- **DATASET SECTION**
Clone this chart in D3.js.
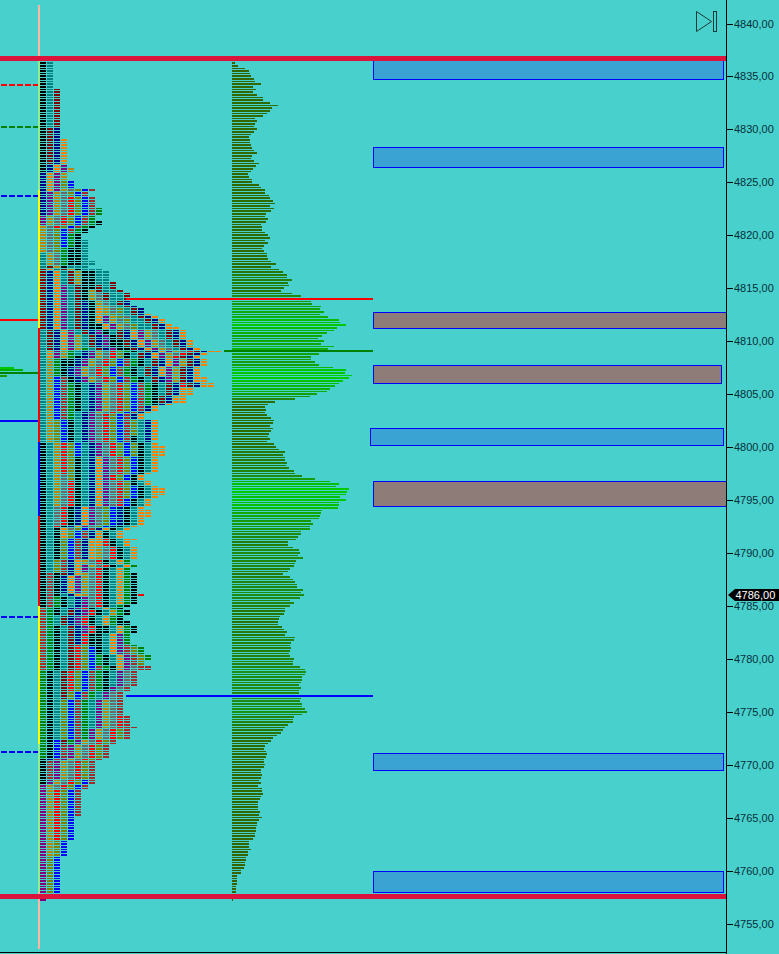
<!DOCTYPE html>
<html><head><meta charset="utf-8">
<style>html,body{margin:0;padding:0;background:#48d1cc;overflow:hidden}svg{display:block}</style>
<script src="https://cdnjs.cloudflare.com/ajax/libs/d3/7.8.5/d3.min.js"></script>
</head><body><svg id="c" width="779" height="954"></svg>
<script>
// ---------- data ----------
const topRowPrice = 4836.5, tickSize = 0.25;
const volumes = [1,3,6,13,17,18,19,22,23,29,21,24,21,25,31,31,38,46,40,38,35,31,23,25,23,22,25,22,19,17,18,18,19,20,22,25,20,19,22,27,24,21,19,16,17,20,
20,27,29,33,33,37,38,41,43,38,42,39,34,33,36,34,29,30,30,33,36,38,33,36,32,30,32,35,35,36,39,44,39,47,51,55,55,60,56,57,52,49,60,
69,75,79,80,89,88,92,88,96,107,108,114,105,102,95,90,86,92,89,102,96,100,87,79,79,83,87,101,114,113,120,117,111,107,103,98,95,85,78,63,43,36,33,34,33,35,39,
42,41,38,41,39,37,36,38,35,42,44,47,53,51,53,53,55,54,57,62,63,70,83,98,107,104,117,115,114,108,114,107,107,106,90,89,88,87,79,81,78,78,69,69,66,64,56,56,61,67,68,66,71,
64,63,62,58,56,51,58,61,63,65,65,71,69,72,68,58,62,58,53,53,52,48,47,46,46,50,52,55,53,63,62,59,58,59,58,57,58,62,61,61,68,73,74,73,70,70,69,67,69,67,67,68,
69,68,70,70,73,75,70,
62,61,61,56,53,51,49,45,41,39,36,33,32,34,35,34,32,32,33,32,29,29,30,29,27,29,26,30,30,31,29,28,26,26,26,26,28,27,30,27,25,25,24,24,23,23,21,17,17,17,19,
16,16,14,14,13,13,12,9,9,5,5,5,5,4,4,4,4,2,1];

// TPO letters by period colour; each band is [first row, periods in the row]
const periodColors = {k:"#000000",t:"#008080",d:"#800000",n:"#000080",o:"#ff8000",p:"#800080",g:"#b8860b",y:"#696969",r:"#ff0000",l:"#808000",b:"#0000ff",w:"#a52a2a",e:"#008000"};
const tpoBands = [[0,"k"],[1,"kt"],[11,"ktd"],[26,"kdn"],[30,"kdno"],[40,"knop"],[41,"knopg"],[43,"nopg"],[46,"noplb"],[49,"nopgylbw"],[50,"npgylbw"],[52,"npgyrlbw"],[56,"npgyrlbwe"],[59,"pgyrlbwe"],[61,"pgyrlbwek"],[63,"gyrlbwek"],[64,"gylbwek"],[66,"gylbek"],[68,"gylbekt"],[71,"gylekkt"],[73,"tgyekkt"],[76,"tgyekktt"],[78,"tdgkttt"],[79,"dotdgkttt"],[80,"dnotdgkktt"],[84,"dnotdgkkttd"],[85,"dnoptdkkdtd"],[87,"dnoptdkgdttd"],[88,"dnoptdkgydttd"],[91,"dnoptdnkgytdn"],[93,"dnoptdnkogytdn"],[94,"dnoptdnkogyltdn"],[96,"dnoptdnkoglytdno"],[97,"dnoptdnkopglytdno"],[98,"dnoptdnkopgylttdno"],[100,"dnoptdnkkopgylttdno"],[101,"dnoptdnkkopgylttdnoo"],[102,"tdnoptdnpktdnopgytdno"],[104,"tdnopgtdnpkdnopgytdno"],[106,"tdnopgtdnpkkdnopgytdno"],[109,"tdnopgetdnpkkdnopgytdno"],[110,"topgetnpgyrlektdnopgyrdno" + "o"],[111,"topgetnpgyrlktdnopgyrdno"],[112,"topgeknpgyrlktdnopgrdno"],[113,"tgekknpgyrlbwektdnopgdno"],[116,"tgeknpgyrlbwektdnopgdno"],[120,"tgbwknpgyrlbwektdnpgdnoo"],[122,"tgbwektnpgyrlbwektdnrdnoo"],[124,"tgbwektnpgyrlbwektdnoo"],[127,"tgbwektnpgyrlbwekdnoo"],[130,"tgbwektnpgyrlbwekno"],[131,"tgbwektnpgyrlbwno"],[133,"tgbwetnpgyrlbwno"],[134,"tgbwetnpyrlbwno"],[136,"tglbktnpyrlbwltno"],[142,"tglbktnpyrlbwktno"],[144,"tglbktnpyrlbwktn"],[145,"ktgrlbtnpyrlblkto"],[146,"ktgrlbtnpyrlblktoo"],[150,"ktgrlktnopyrlbkto"],[156,"ktgrlktnopyrlbko"],[157,"ktgylktnoprlbko"],[159,"ktgyrktnopyrlkto"],[161,"ktgyrktnopyrlbkto"],[162,"ktgyrktnopyrlbktoo"],[165,"ktgyrktnopyrlbkto"],[166,"ktgyrktnopyrbkto"],[169,"ktyrknopylbnkto"],[170,"ktyrknopylbnktoo"],[173,"ktyrknopylbnkto"],[176,"ktrknopylbnkto"],[177,"ktkoylbwnokto"],[178,"ktkolbwnokto"],[181,"ktklbwnoorktoo"],[182,"ktklbwnoorkto"],[184,"ktklbwnogyrkto"],[189,"ktlwnogyrktoe"],[191,"ktlwnopgyrktoe"],[192,"ktlwnopyrktoe"],[194,"kwkdnogyrktoek"],[195,"kwknopgyrktoek"],[202,"kwktnogyrktoekr"],[203,"kwektnpyrktoek"],[206,"kwektnpyrktek"],[207,"wektnprktoek"],[208,"wektdnprktgek"],[210,"wetdnprktoek"],[212,"wetdnprktoekk"],[214,"wektdnprkktoek"],[217,"wektdnrkktope"],[221,"wektdrlkktopwe"],[222,"wektdrlbktopwle"],[225,"wektdrlbektopwle"],[227,"wektdrlbektopwl"],[229,"wektdrlbwekopyww"],[231,"ektdrlbwektpyw"],[237,"ektdrlbwekpyw"],[239,"ektdlbwetpyw"],[242,"ektlbwetpgyw"],[248,"ektlbwetpgyrw"],[252,"ektlbwetpgyrww"],[253,"ektlbwepgyrlw"],[257,"ekbdepgyrlw"],[259,"ekbwpgyrlw"],[264,"knwpgyrlw"],[265,"kwpgyrlw"],[272,"kpgyrlbw"],[274,"pgyrlbw"],[276,"pgrlbw"],[286,"pgrlb"],[295,"pglb"],[301,"plb"],[315,"p"]];

const axisTicks = d3.range(4755, 4841, 5);
const sessionPrices = [4836.75, 4757.66];
const lastPrice = 4786;
const lastPriceLabel = "4786,00";

// Strip beside the profile: [high, low, colour]
const stripHigh = [4841.7, 4836.5, 4824.28, 4811.25, 4800.5, 4793.5, 4785, 4772, 4758];
const stripLow  = [4836.5, 4824.28, 4811.25, 4800.5, 4793.5, 4785, 4772, 4758, 4752.6];
const stripFill = ["#ffb8a0","#90ee90","#ffff00","#ff0000","#0000ff","#ff0000","#ffff00","#90ee90","#ffb8a0"];

const levelPrice = [4814.03, 4809.03, 4776.54];
const levelFill  = ["#ff0000","#008000","#0000ff"];
const levelStart = [126, 224, 126];
const prevPrice = [4812.0, 4802.46];
const prevFill  = ["#ff0000","#0000ff"];
const dashPrice = [4834.22, 4830.23, 4823.74, 4783.96];
const dashFill  = ["#ff0000","#008000","#0000ff","#0000ff"];
const shortDashPrice = [4771.2];

const prevVolPrice = [4807.5, 4807.25, 4807.0, 4806.75];
const prevVolValue = [14, 23, 38, 7];
const prevVolFill  = ["#00c800","#00b000","#008000","#1a9a00"];

const zoneHigh = [4836.65,4828.34,4812.76,4807.75,4801.8,4796.8,4771.1,4760];
const zoneLow  = [4834.76,4826.45,4811.25,4806.05,4800.2,4794.44,4769.5,4758];
const zoneLeft = [373,373,373,373,370,373,373,373];
const zoneRight= [723,723,726,721,723,726,723,723];
const zoneKind = ["s","s","r","r","s","r","s","s"];

// ---------- scales ----------
const W = 779, H = 954, axisX = 726.5;
const y = d3.scaleLinear().domain([4840, 4755]).range([23.5, 923.7]);
const volX = d3.scaleLinear().domain([0, 120]).range([0, 120]);
const volColor = d3.scaleLinear().domain([0, 40, 70, 120]).range(["#3a6000","#2e6b00","#1f8a10","#00d000"]);
const zoneFill = d3.scaleOrdinal().domain(["s","r"]).range(["#3ba3d4","#8e7c78"]);

const svg = d3.select("#c").attr("shape-rendering","crispEdges");
svg.append("rect").attr("width",W).attr("height",H).attr("fill","#48d1cc");

const rowPrice = r => topRowPrice - tickSize * r;
const rowTop = r => Math.floor(y(rowPrice(r)) - 0.5);
const rowH = r => Math.max(1, rowTop(r + 1) - rowTop(r) - 1);
const rowIdx = d3.range(volumes.length);

// strip
svg.append("g").selectAll("rect").data(stripFill).join("rect")
  .attr("x",38).attr("width",2)
  .attr("y",(d,i)=>Math.round(y(stripHigh[i])))
  .attr("height",(d,i)=>Math.round(y(stripLow[i]))-Math.round(y(stripHigh[i])))
  .attr("fill",d=>d);

// TPO cells
const bandStart = tpoBands.map(b=>b[0]);
const cells = [];
rowIdx.forEach(r=>{
  const b = tpoBands[d3.bisectRight(bandStart,r)-1];
  b[1].split("").forEach((ch,c)=>cells.push({r,c,ch}));
});
const tpoX = d3.scaleLinear().domain([0,1]).range([40,47]);
svg.append("g").selectAll("rect").data(cells).join("rect")
  .attr("x",d=>tpoX(d.c)).attr("width",6)
  .attr("y",d=>rowTop(d.r)).attr("height",d=>rowH(d.r))
  .attr("fill",d=>periodColors[d.ch]);

// volume profile
svg.append("g").attr("transform","translate(232,0)").selectAll("rect").data(rowIdx).join("rect")
  .attr("x",0).attr("width",r=>volX(volumes[r]))
  .attr("y",r=>rowTop(r)).attr("height",r=>rowH(r))
  .attr("fill",r=>volColor(volumes[r]));

// previous-profile stub
svg.append("g").selectAll("rect").data(prevVolPrice).join("rect")
  .attr("x",0).attr("width",(d,i)=>prevVolValue[i])
  .attr("y",d=>Math.round(y(d))-1).attr("height",2)
  .attr("fill",(d,i)=>prevVolFill[i]);

// zones
svg.append("g").selectAll("rect").data(zoneHigh).join("rect")
  .attr("x",(d,i)=>zoneLeft[i]+.5).attr("width",(d,i)=>zoneRight[i]-zoneLeft[i])
  .attr("y",d=>Math.round(y(d))+.5).attr("height",(d,i)=>Math.round(y(zoneLow[i]))-Math.round(y(d)))
  .attr("fill",(d,i)=>zoneFill(zoneKind[i])).attr("stroke","#0000ff").attr("stroke-width",1);

// levels
svg.append("g").selectAll("rect").data(levelPrice).join("rect")
  .attr("x",(d,i)=>levelStart[i]).attr("width",(d,i)=>373-levelStart[i])
  .attr("y",d=>Math.round(y(d))-1).attr("height",2)
  .attr("fill",(d,i)=>levelFill[i]);
svg.append("g").selectAll("rect").data(prevPrice).join("rect")
  .attr("x",0).attr("width",38)
  .attr("y",d=>Math.round(y(d))-1).attr("height",2)
  .attr("fill",(d,i)=>prevFill[i]);
svg.append("g").selectAll("line").data(dashPrice).join("line")
  .attr("x1",1).attr("x2",38).attr("y1",d=>Math.round(y(d))).attr("y2",d=>Math.round(y(d)))
  .attr("stroke",(d,i)=>dashFill[i]).attr("stroke-width",2).attr("stroke-dasharray","6 2");
svg.append("g").selectAll("line").data(shortDashPrice).join("line")
  .attr("x1",1).attr("x2",38).attr("y1",d=>Math.round(y(d))).attr("y2",d=>Math.round(y(d)))
  .attr("stroke","#0000ff").attr("stroke-width",2).attr("stroke-dasharray","6 2");

// session bounds
svg.append("g").selectAll("rect").data(sessionPrices).join("rect")
  .attr("x",0).attr("width",727)
  .attr("y",d=>Math.round(y(d))-2.5+.5).attr("height",5)
  .attr("fill","#dc143c");

// axis
const axis = d3.axisRight(y).tickValues(axisTicks).tickSize(6).tickPadding(1.5)
  .tickFormat(d=>d3.format(".2f")(d).replace(".",","));
const ax = svg.append("g").attr("transform",`translate(${axisX},0)`).call(axis);
ax.select(".domain").remove();
ax.selectAll("text").attr("font-family","'Liberation Sans',Arial,sans-serif").attr("font-size",11).attr("fill","#0a2f3a");
ax.selectAll("line").attr("stroke","#000");
svg.append("rect").attr("x",726).attr("y",0).attr("width",1).attr("height",H).attr("fill","#000");
svg.append("rect").attr("x",0).attr("y",952).attr("width",727).attr("height",1).attr("fill","#000");

// last price tag
const tagY = Math.round(y(lastPrice)) - 6;
svg.append("path").attr("shape-rendering","auto")
  .attr("d",`M728,${tagY+6}L735,${tagY}H779V${tagY+12}H735Z`).attr("fill","#000");
svg.append("text").attr("x",735.5).attr("y",tagY+10).text(lastPriceLabel)
  .attr("font-family","'Liberation Sans',Arial,sans-serif").attr("font-size",11).attr("fill","#fff");

// jump-to-end icon
svg.append("path").attr("shape-rendering","auto")
  .attr("d","M696.5,11.5L696.5,31.5L711.5,21.5Z").attr("fill","none").attr("stroke","#1a3a3a");
svg.append("rect").attr("x",713.5).attr("y",11.5).attr("width",3).attr("height",20)
  .attr("fill","none").attr("stroke","#1a3a3a");
</script></body></html>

- **DIRECTIONS FOR THIS TASK**
Leave the pictures out and please restate exactly the lines running from the start of the material through the one with "16,16,14,14,13,13,12,9,9,5,5,5,5,4,4,4,4,2,1];".

- **RESULT**
Clone this chart in D3.js.
<!DOCTYPE html>
<html><head><meta charset="utf-8">
<style>html,body{margin:0;padding:0;background:#48d1cc;overflow:hidden}svg{display:block}</style>
<script src="https://cdnjs.cloudflare.com/ajax/libs/d3/7.8.5/d3.min.js"></script>
</head><body><svg id="c" width="779" height="954"></svg>
<script>
// ---------- data ----------
const topRowPrice = 4836.5, tickSize = 0.25;
const volumes = [1,3,6,13,17,18,19,22,23,29,21,24,21,25,31,31,38,46,40,38,35,31,23,25,23,22,25,22,19,17,18,18,19,20,22,25,20,19,22,27,24,21,19,16,17,20,
20,27,29,33,33,37,38,41,43,38,42,39,34,33,36,34,29,30,30,33,36,38,33,36,32,30,32,35,35,36,39,44,39,47,51,55,55,60,56,57,52,49,60,
69,75,79,80,89,88,92,88,96,107,108,114,105,102,95,90,86,92,89,102,96,100,87,79,79,83,87,101,114,113,120,117,111,107,103,98,95,85,78,63,43,36,33,34,33,35,39,
42,41,38,41,39,37,36,38,35,42,44,47,53,51,53,53,55,54,57,62,63,70,83,98,107,104,117,115,114,108,114,107,107,106,90,89,88,87,79,81,78,78,69,69,66,64,56,56,61,67,68,66,71,
64,63,62,58,56,51,58,61,63,65,65,71,69,72,68,58,62,58,53,53,52,48,47,46,46,50,52,55,53,63,62,59,58,59,58,57,58,62,61,61,68,73,74,73,70,70,69,67,69,67,67,68,
69,68,70,70,73,75,70,
62,61,61,56,53,51,49,45,41,39,36,33,32,34,35,34,32,32,33,32,29,29,30,29,27,29,26,30,30,31,29,28,26,26,26,26,28,27,30,27,25,25,24,24,23,23,21,17,17,17,19,
16,16,14,14,13,13,12,9,9,5,5,5,5,4,4,4,4,2,1];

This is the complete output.